Remembering gratitude is a good way to remember the new life, even when I'm struggling to feel it.

And there is so much of you in that little book.

I need you. Being with you is one of the ways I can remember who God is and what God is doing. There are so many things I'm grateful for here. Sometimes just getting into the sanctuary and hearing the music is enough to release all the pent up tension inside me. Seeing the smiles and greetings as I enter and find a seat.

When Anita asked me about new life, my first thought was memory from fall, when Andrea asked the fifth grade girls to help lead a song in church. She gave the girls long white ribbons that floated through the air as they did the motions for 'Holy Holy Holy Lord'. I thought it would be fun to have Andrea lead that song again when I shared. I never got around to asking, but God took care of it. Last Sunday, the fifth graders helped Andrea lead all the children in that same song with all their palm branches held high and waving with the motions of the song. It was an affirmation of God's grace to me.

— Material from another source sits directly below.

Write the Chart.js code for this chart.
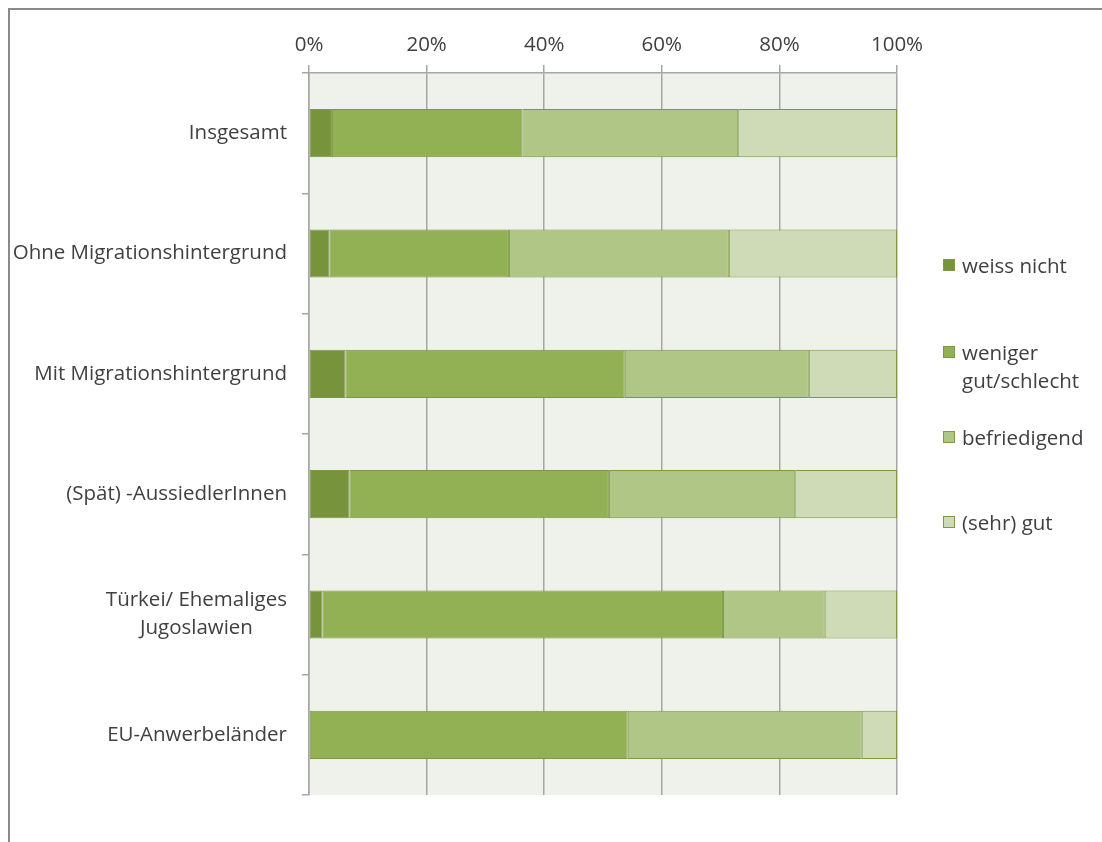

Another story...A week before Palm Sunday, I'd spent a lot of Saturday night awake. I got up Sunday morning with my stomach knotted up, unable to eat breakfast. It was my morning to teach and I wondered whether I should call a sub. But I remembered that teaching usually helps.

So I went to my class. We opened our Bibles to the story of Jesus and the rich young ruler. As we read together, the fifth graders started to talk about the things they noticed in the story. They noticed how Jesus had compassion for this young man who walked away. They discussed why it might be hard for a rich person like us to enter the kingdom...about attitudes that we who are rich might have that make it hard to trust God. They remembered the widow giving all she had. As we talked, my worries faded and my stomach ache disappeared. By the time class was over, I was full of gratitude for the way God teaches me through these children. New life.

One more story. Chuck and I attend Casa Betania whenever we can. My Spanish is lousy, but I take my dictionary and my bilingual translation of the Bible and I make out OK. I'm blessed by this church. On that particular Sunday, Jaime was preaching on the greatest commandments. As he warmed into his topic I heard again and again, “Quien es tu proximo?” Who is your neighbor? I would catch words and knew he was asking about people in our families, at our workplaces, who might need a neighbor. Finally someone in the group interrupted him, saying how hard this teaching is, how hard it was to offer love, to be a neighbor, to someone who was difficult in that person's life. Immediately the sermon became a dialogue of encouragement, not only between Jaime and this person, but also others joined in. The worship time ended with a spontaneous circle of prayer, not only for this person, but also for others who struggled to love the neighbors God had placed in their lives. New life in the midst of struggle.

New life is not only for the good days. Even Paul claimed not to have attained it. Philippians 3:13-14 from The Message reads like this:

I’m not saying that I have this all together, that I have it made. But I am well on my way, reaching out for Christ, who has so wondrously reached out for me. Friends, don’t get me wrong: By no means do I count myself an expert in all of this, but I’ve got my eye on the goal, where God is beckoning us onward—to Jesus. I’m off and running, and I’m not turning back.

I found the same sentiments in the words of Martin Luther, which I have copied and placed around my home.

This life, therefore, is not godliness but the process of becoming godly,
not health but getting well,
not being but becoming
not rest but exercise.
We are not now what we shall be,
but we are on the way.
The process is not finished,
But it is actively going on.
This is not the goal, but it is the right road.
At present, everything does not gleam and sparkle,
But everything is being cleansed.

It is here, where I am with you, who are also maybe not yet reaching the goal, but are actively seeking and finding the right roads...it is here that I so often find new life.